In the Simon Stephens adaptation of the volatile Brecht-Kurt Weill-Elisabeth Hauptmann work, everyone is nasty and tawdry, and that includes Hayden Gwynne in a flashy red dress as Mrs. Peachum, Nick Holder (sometimes wearing a Lulu wig) as Mr. Peachum, Rosalie Craig as a stern and determined Polly Peachum, George Ikediashi as the Narrator and Jamie Beddard, who spends much time in a mechanized wheel through to the curtain call.

This is a version where death is often reduced to humor. A couple of Macheath's victims pull tattered red strings out of their Mortimer costumes to simulate blood gushing from knife wounds.

It should also be noted that although this Threepenny Opera--announced at the get-go as "cheap" but blessedly devoid of standard stage "moralizing"--was written as a screed against everything falling apart in 1920s Weimar Republic Germany. Therefore, it invites charges as being dated. Yet, it brings up, for one thing, the subject of failing banks and thus has a scarily contemporary ring. So, by the way, does the presentation of a self-impressed leader who gets away with promoting violence.
******************
Natasha J. Barnes! You don't know the name, and given the vagaries of show business, you may or may not hear it again. What can be said without question is that in the future you deserve to hear it plenty. Who is Natasha J. Barnes? Natasha J. Barnes is the person currently replacing the indisposed Sheridan Smith in the Funny Girl revival at the Savoy, and what a replacement she is.
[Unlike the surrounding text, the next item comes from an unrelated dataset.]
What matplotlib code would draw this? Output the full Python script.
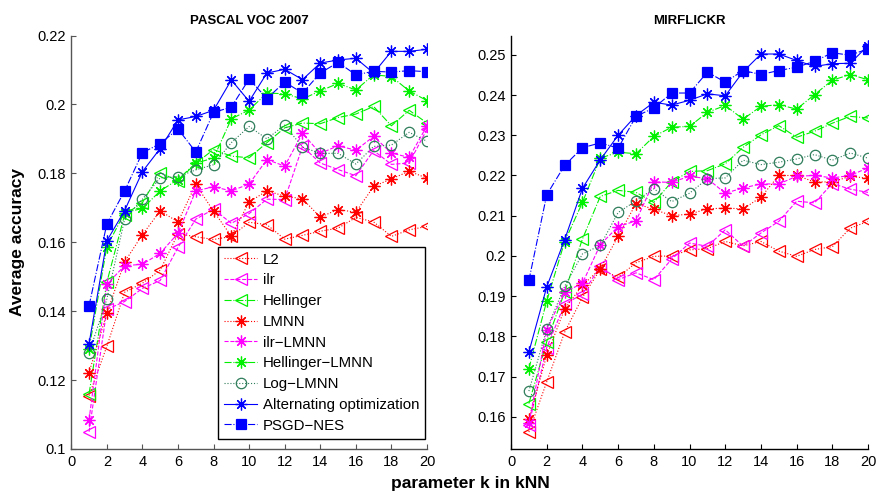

Pauline Kael once wrote that it takes a star to play a star, and she was right. Barbra Streisand was a star already on her way when she was picked to play Fanny Brice in the musicalized biography, and now Barnes--a star in the making--has taken on the role and made it her own,

On the short side and only slightly pudgy, she's in command of the Brice sense of humor, which was born of a deep-seated uncertainty about her looks. Her singing is not only bold and forthright, but underlying it is ceaseless emotional thought. When in "I'm the Greatest Star" Brice boasts about having 36 expressions, Barnes proves to have two or three times as many as that. The introspection she brings to the now Robert Merrill-Jule Styne standard "People" is unprecedented, and she turns "Don't Rain on My Parade" into its own three-act play.

The Michael Mayer production is sumptuous but not on the biggest budget imaginable. It's brimming with lots of swell ideas and beautiful costumes on a cast that has Darius Campbell as a suave and yet down-to-earth Nicky Arnstein, Joel Montague as a sincere and loyal Eddie Ryan and Marilyn Cutts as an understandingly tough Mrs. Brice.

According to a box office informant, Sheridan Smith is scheduled to return in early-ish July, and she's reportedly strong in the role, but if ticket buyers continue to see replacement Barnes, they can consider themselves enormously lucky.

A few years back there was talk of a New York City revival. If those producers are still thinking about one and willing to risk it, they'd be advised to look at Barnes. After all, Cynthia Erivo, an unknown British performer, came to Broadway this just-ended season and won a Tony for her performance in The Color Purple. Why not Natasha J. Barnes repeating the journey as funny girl Fanny Brice in a forthcoming season?
******************
The Kenneth Branagh Theatre Company has an elegant Romeo and Juliet on offer at the Garrick, starring in the title roles Richard Madden and Lily James, whom Branagh directed in the most recent live-action Cinderella. The Cinderella lovers are only star-crossed for a while, but Romeo and his Juliet remain star-crossed. As lustily played by Madden and James, however, they're not at all quiet about it.

Amid the symmetrical grey columns and wide stairs of Christopher Oram's imperial set, they hold back no emotion, nor do any members of the ensemble, among them Derek Jacobi as an older-than-usual and angrily eloquent Mercutio, Marisa Berenson as a mournful Lady Capulet, Meera Syal as an extremely forthright Nurse and Samuel Valentine as a younger-than-usual, red-haired Friar Laurence. Branagh and now-frequent collaborator Rob Ashford directed and apparently agreed on placing the William Shakespeare favorite in a Verona recovering from World War II in the 1950s. This means that Berenson can wear a costume that looks as if her grandmother Elsa Schiaparelli might have designed it. (N.B.: The production is being screened in the States on July 7. Be sure to check local listings.)
******************
Harold Brighouse's Hobson's Choice, at the Vaudeville, is now 101 years old and still as entertaining as it ever was when tyrannical Henry Horatio Hobson (Martin Shaw in a marvelous characterization) gradually loses his overbearing manner to his no-nonsense daughter Maggie (Naomi Frederick) who's taken master boot maker Willie Mossop (Bryan Dick) under her guidance. Audiences always love a worm-turns tale, and this is one of the best. Jonathan Church directed the production, which unfolds on a clever Simon Higlett set and in Simon Higlett costumes where the size of bustles becomes an amusing issue. The wonderful thing about Hobson's Choice, with its large-ish accomplished cast, is that it's as well made as the hardly kinky boots Willie Mossop crafts that become the root of his eventual broad and commercial reputation. Yes, these boots are made for gawking.